UC San Diego

Few, if any, of the many papers on turbulence spreading address the key question of how turbulence spreading actually affects the profile structure. Here, we are using a reduced model to answer that question. Turbulence spreading is most relevant near regions where the profiles support a strong intensity gradient ∇I. One such case is at the edge of an L mode discharge, near a source of turbulence [i.e., either a localized source of edge turbulence or an influx of turbulence from the scrape-off layer (SOL)]. Another is in “No Man's Land” (NML), which connects the pedestal to the stiff core in H mode. In the case of L mode, without an edge intensity source, the turbulence intensity profile is nearly flat and spreading has a weak effect. An edge localized source increases the edge ∇I, which then drives inward spreading. Invasion of turbulence from the SOL to the edge softens the edge pressure gradient. In H mode, the strong shear suppression of pedestal turbulence necessarily forces a sharp ∇I in NML. This sharp ∇I drives a significant flux of turbulence from the core to the pedestal, where it is ultimately dissipated by shearing.

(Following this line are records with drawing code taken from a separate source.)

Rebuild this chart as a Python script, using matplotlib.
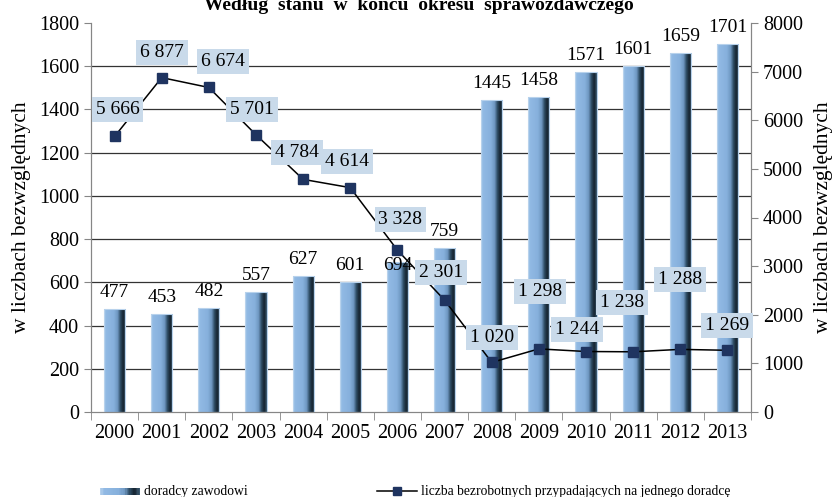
import numpy as np
import matplotlib.pyplot as plt
from matplotlib.colors import LinearSegmentedColormap
from matplotlib.lines import Line2D
from matplotlib.patches import Patch, Rectangle
from matplotlib.legend_handler import HandlerBase

plt.rcParams['font.family'] = ['Liberation Serif', 'DejaVu Serif']

years = ['2000', '2001', '2002', '2003', '2004', '2005', '2006',
         '2007', '2008', '2009', '2010', '2011', '2012', '2013']
doradcy = [477, 453, 482, 557, 627, 601, 694, 759, 1445, 1458, 1571, 1601, 1659, 1701]
bezrobotni = [5666, 6877, 6674, 5701, 4784, 4614, 3328, 2301, 1020, 1298, 1244, 1238, 1288, 1269]
bez_labels = ['5 666', '6 877', '6 674', '5 701', '4 784', '4 614', '3 328',
              '2 301', '1 020', '1 298', '1 244', '1 238', '1 288', '1 269']

# label offsets in pixels (dx, dy) for the line labels, as in the original
lab_off = [(3, 27), (0, 25), (14, 26), (-4, 25), (-6, 27), (-3, 26), (3, 31),
           (-4, 28), (0, 25), (1, 57), (-9, 22), (-11, 49), (0, 70), (0, 25)]

cmap = LinearSegmentedColormap.from_list('bar', [
    (0.0, '#b4d0ec'), (0.08, '#92bae4'), (0.45, '#86b0dc'), (0.62, '#6f98c2'),
    (0.75, '#2e4c64'), (0.88, '#15232f'), (1.0, '#3c5a72')])


class GradientHandler(HandlerBase):
    # legend key drawn as a horizontal gradient, like the bars
    def create_artists(self, legend, orig, xd, yd, width, height, fontsize, trans):
        n = 30
        h = height * 0.75
        out = []
        for k in range(n):
            r = Rectangle((xd + width * k / n, yd + (height - h) / 2), width / n + 0.3, h,
                          facecolor=cmap(k / (n - 1)), edgecolor='none', transform=trans)
            out.append(r)
        return out


fig = plt.figure(figsize=(8.37, 4.97), dpi=100)
ax = fig.add_axes([91/837, 85/497, 660/837, 389/497])
ax2 = ax.twinx()

x = np.arange(len(years))

# gradient bars
bars = ax.bar(x, doradcy, width=0.45, color='none', edgecolor='#b8d2ec',
              linewidth=0.8, zorder=3)
grad = np.linspace(0, 1, 256).reshape(1, -1)
for b in bars:
    x0 = b.get_x()
    im = ax.imshow(grad, cmap=cmap, aspect='auto', zorder=2,
                   extent=[x0, x0 + b.get_width(), 0, b.get_height()])
    im.set_clip_path(b)

for i, v in enumerate(doradcy):
    dy = -8 if years[i] == '2006' else 12
    ax.annotate(str(v), (x[i], v), xytext=(0, dy * 0.72), textcoords='offset points',
                ha='center', va='baseline', fontsize=14, zorder=4)

ax.set_xlim(-0.5, len(years) - 0.5)
ax.set_ylim(0, 1800)
ax.set_yticks(range(0, 1801, 200))
ax.set_xticks(x)
ax.set_xticklabels(years, fontsize=14.5)
ax.set_xticks(np.arange(-0.5, len(years), 1), minor=True)
ax.tick_params(axis='x', which='major', length=0, pad=9)
ax.tick_params(axis='x', which='minor', length=6, color='#868686', direction='out')
ax.tick_params(axis='y', labelsize=14.5, length=5, color='#868686', direction='out')
for y in range(200, 1800, 200):
    ax.axhline(y, color='#333333', linewidth=0.9, zorder=1)
ax.set_ylabel('w liczbach bezwzględnych', fontsize=15.5, labelpad=6)

for s in ['top']:
    ax.spines[s].set_visible(False)
    ax2.spines[s].set_visible(False)
for s in ['left', 'bottom', 'right']:
    ax.spines[s].set_color('#868686')
    ax2.spines[s].set_color('#868686')

# line on right axis
ax2.plot(x, bezrobotni, color='black', linewidth=1.1, marker='s', markersize=7.8,
         markerfacecolor='#1f3460', markeredgecolor='#1f3460', zorder=3)
for i, v in enumerate(bezrobotni):
    dx, dy = lab_off[i]
    ax2.annotate(bez_labels[i], (x[i], v), xytext=(dx * 0.72, dy * 0.72),
                 textcoords='offset points', ha='center', va='center', fontsize=14,
                 bbox=dict(boxstyle='square,pad=0.2', fc='#c9daea', ec='none'),
                 zorder=5)
ax2.set_ylim(0, 8000)
ax2.set_yticks(range(0, 8001, 1000))
ax2.tick_params(axis='y', labelsize=14.5, length=5, color='#868686', direction='out')
ax2.set_ylabel('w liczbach bezwzględnych', fontsize=15.5, labelpad=8)

fig.text(0.5, 1 - 10/497, 'Według  stanu  w  końcu  okresu  sprawozdawczego',
         ha='center', va='baseline', fontsize=14, fontweight='bold')

bar_key = Patch(facecolor='#8cb6e2')
line_key = Line2D([0], [0], color='black', linewidth=1.1, marker='s', markersize=6,
                  markerfacecolor='#1f3460', markeredgecolor='#1f3460')
fig.legend([bar_key, line_key],
           ['doradcy zawodowi', 'liczba bezrobotnych przypadających na jednego doradcę'],
           loc='center left', bbox_to_anchor=(100/837, 5/497), ncol=2, frameon=False,
           fontsize=9.8, handlelength=2.94, handletextpad=0.3, columnspacing=9.5,
           handleheight=0.6, borderpad=0, borderaxespad=0,
           handler_map={Patch: GradientHandler()})

plt.savefig('out.png', dpi=100)
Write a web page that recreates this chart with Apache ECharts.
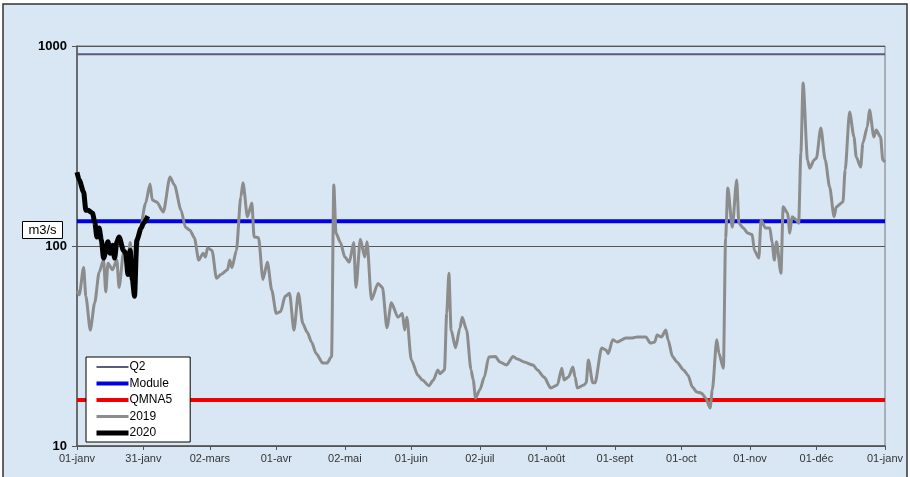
<!DOCTYPE html>
<html>
<head>
<meta charset="utf-8">
<script src="https://cdn.jsdelivr.net/npm/echarts@6/dist/echarts.min.js"></script>
<style>
  html, body { margin: 0; padding: 0; background: #fff; }
  #chart { width: 910px; height: 477px; }
</style>
</head>
<body>
<div id="chart"></div>
<script>
// axe des x : jours depuis le 01-janv
const tickDays = [0, 30, 60, 90, 121, 151, 182, 212, 243, 273, 304, 334, 365];
const tickLabels = ['01-janv', '31-janv', '02-mars', '01-avr', '02-mai', '01-juin', '02-juil',
  '01-août', '01-sept', '01-oct', '01-nov', '01-déc', '01-janv'];

// débits de référence (m3/s)
const q2 = 910;
const module = 133;
const qmna5 = 17;

// année 2019
const days2019 = [0, 1, 3, 4, 6, 8, 10, 12, 13, 14, 16, 18, 19, 21, 23, 24, 25, 26, 28, 31,
  33, 34, 36, 39, 42, 44, 47, 49, 51, 53, 55, 57, 58, 59, 61, 63, 65, 68, 69, 70,
  72, 74, 75, 77, 79, 80, 82, 84, 86, 88, 90, 92, 94, 96, 98, 100, 102, 104, 106, 108,
  111, 113, 115, 116, 117, 119, 121, 123, 125, 126, 128, 130, 131, 133, 136, 138, 140, 142, 145, 147,
  148, 149, 151, 154, 156, 159, 161, 163, 164, 166, 167, 168, 169, 171, 173, 174, 176, 178, 179, 180,
  182, 184, 186, 189, 191, 194, 197, 199, 202, 206, 208, 211, 214, 217, 219, 220, 222, 224, 225, 226,
  229, 230, 231, 233, 234, 237, 239, 240, 242, 244, 248, 251, 253, 257, 259, 261, 262, 264, 266, 267,
  269, 271, 274, 276, 278, 280, 282, 284, 286, 287, 289, 290, 292, 293, 294, 296, 298, 299, 301, 303,
  305, 306, 308, 309, 311, 313, 314, 315, 316, 318, 319, 321, 322, 323, 325, 326, 327, 328, 330, 331,
  333, 334, 336, 338, 340, 342, 343, 346, 347, 349, 351, 352, 354, 355, 357, 358, 360, 361, 363, 364,
  365];
const flow2019 = [60, 57, 78, 56, 38, 52, 74, 85, 59, 82, 76, 85, 62, 92, 79, 104, 85, 72, 111, 164,
  204, 170, 166, 148, 221, 202, 151, 124, 120, 110, 85, 92, 88, 98, 95, 69, 72, 76, 85, 78,
  95, 176, 207, 140, 164, 111, 110, 68, 83, 60, 46, 47, 56, 58, 38, 58, 41, 37, 33, 29,
  26, 26, 28, 202, 116, 104, 88, 83, 104, 62, 108, 88, 105, 54, 65, 62, 39, 52, 44, 46,
  38, 44, 27, 22.6, 21.4, 20, 21.4, 24, 23, 24, 46, 73, 38, 31, 39, 44, 38, 24, 21.4, 17.4,
  19.1, 22.1, 27.9, 28, 26.3, 25.4, 28, 27.2, 26.3, 25.4, 24, 22.1, 19.5, 20.2, 24.5, 21.4, 22.1, 24.8, 22.1, 19.5,
  20.2, 20.7, 26.9, 20.7, 20.7, 30.9, 30.2, 29, 34, 33.1, 34.7, 34.7, 35.1, 35.1, 32.7, 33.1, 35.9, 35.1, 38, 34,
  28, 26.3, 24, 22.6, 19.7, 18.6, 18.4, 17.4, 15.5, 19.1, 34, 29, 24.5, 110, 195, 124, 214, 130, 123, 116,
  114, 95, 87, 135, 123, 123, 104, 85, 105, 73, 157, 146, 116, 140, 135, 130, 292, 653, 269, 245,
  269, 275, 389, 269, 197, 140, 157, 166, 240, 468, 351, 279, 248, 327, 394, 479, 351, 380, 351, 269,
  263];

// année 2020
const days2020 = [0, 1, 3, 4, 5, 7, 8, 9, 10, 11, 12, 14, 15, 16, 17, 18, 19, 21, 22, 23, 24, 25, 26, 27, 29, 30, 32];
const flow2020 = [234, 214, 186, 151, 151, 146, 132, 111, 123, 107, 87, 105, 92, 101, 87, 105, 111, 95, 92, 72, 95, 68, 56, 107, 123, 130, 141];

const chart = echarts.init(document.getElementById('chart'));

const pairs = (xs, ys) => xs.map((d, i) => [d, ys[i]]);
const flat = (v) => [[0, v], [365, v]];
const font = 'Liberation Sans, Arial, sans-serif';

const option = {
  backgroundColor: '#ffffff',
  animation: false,
  graphic: [
    {
      type: 'rect',
      z: -10,
      silent: true,
      shape: { x: 3, y: 4, width: 904, height: 480 },
      style: { fill: '#d9e7f4', stroke: '#333', lineWidth: 1.5 }
    },
    {
      type: 'group',
      left: 22,
      top: 221,
      children: [
        {
          type: 'rect',
          shape: { x: 0, y: 0, width: 40, height: 17 },
          style: { fill: '#fff', stroke: '#000', lineWidth: 1 }
        },
        {
          type: 'text',
          x: 20,
          y: 9,
          style: {
            text: 'm3/s', fill: '#000', font: '13px ' + font,
            align: 'center', verticalAlign: 'middle'
          }
        }
      ]
    }
  ],
  grid: {
    left: 77,
    right: 25,
    top: 46,
    bottom: 31,
    show: true,
    borderColor: '#777',
    borderWidth: 1,
    backgroundColor: 'transparent'
  },
  legend: {
    orient: 'vertical',
    left: 86,
    top: 357,
    backgroundColor: '#fff',
    borderColor: '#000',
    borderWidth: 1,
    borderRadius: 0,
    padding: [4, 18, 3, 8],
    itemGap: 4.5,
    itemWidth: 32,
    itemHeight: 10,
    itemStyle: { color: 'rgba(0,0,0,0)', borderColor: 'rgba(0,0,0,0)', borderWidth: 0 },
    lineStyle: { width: 'inherit' },
    textStyle: { fontFamily: font, fontSize: 12, color: '#000', padding: [0, 0, 0, -4] },
    data: ['Q2', 'Module', 'QMNA5', '2019', '2020']
  },
  xAxis: {
    type: 'value',
    min: 0,
    max: 365,
    axisLine: { show: true, lineStyle: { color: '#555', width: 1.5 } },
    axisTick: { show: true, length: 4, customValues: tickDays, lineStyle: { color: '#555' } },
    splitLine: { show: false },
    axisLabel: {
      customValues: tickDays,
      formatter: (v) => tickLabels[tickDays.indexOf(v)],
      fontFamily: font,
      fontSize: 11,
      color: '#333',
      margin: 7
    }
  },
  yAxis: {
    type: 'log',
    logBase: 10,
    min: 10,
    max: 1000,
    axisLine: { show: true, lineStyle: { color: '#555', width: 1.5 } },
    axisTick: { show: true, length: 5, lineStyle: { color: '#555' } },
    minorTick: { show: false },
    splitLine: { show: true, lineStyle: { color: '#555', width: 1 } },
    axisLabel: {
      formatter: (v) => String(Math.round(v)),
      fontFamily: font,
      fontSize: 13,
      fontWeight: 'bold',
      color: '#000',
      margin: 10
    }
  },
  series: [
    {
      name: 'Q2',
      type: 'line',
      data: flat(q2),
      symbol: 'none',
      lineStyle: { color: '#5a5a7e', width: 2 },
      itemStyle: { color: '#5a5a7e' }
    },
    {
      name: 'Module',
      type: 'line',
      data: flat(module),
      symbol: 'none',
      lineStyle: { color: '#0000e6', width: 4 },
      itemStyle: { color: '#0000e6' }
    },
    {
      name: 'QMNA5',
      type: 'line',
      data: flat(qmna5),
      symbol: 'none',
      lineStyle: { color: '#f00000', width: 4 },
      itemStyle: { color: '#f00000' }
    },
    {
      name: '2019',
      type: 'line',
      data: pairs(days2019, flow2019),
      symbol: 'none',
      smooth: 0.25,
      smoothMonotone: 'x',
      lineStyle: { color: '#8c8c8c', width: 3 },
      itemStyle: { color: '#8c8c8c' }
    },
    {
      name: '2020',
      type: 'line',
      data: pairs(days2020, flow2020),
      symbol: 'none',
      smooth: 0.25,
      smoothMonotone: 'x',
      lineStyle: { color: '#000', width: 5 },
      itemStyle: { color: '#000' }
    }
  ]
};

chart.setOption(option);
</script>
</body>
</html>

Counter-intuitively, the results indicate that spreading actually increases the pedestal height and width and hence the energy content in H mode. This suggests that models of the pedestal structure should include NML turbulence spreading effects. The relation of avalanches to spreading is studied. Spreading weakly affects the avalanche distribution, but the spatiotemporal correlation of intensity increases with spreading.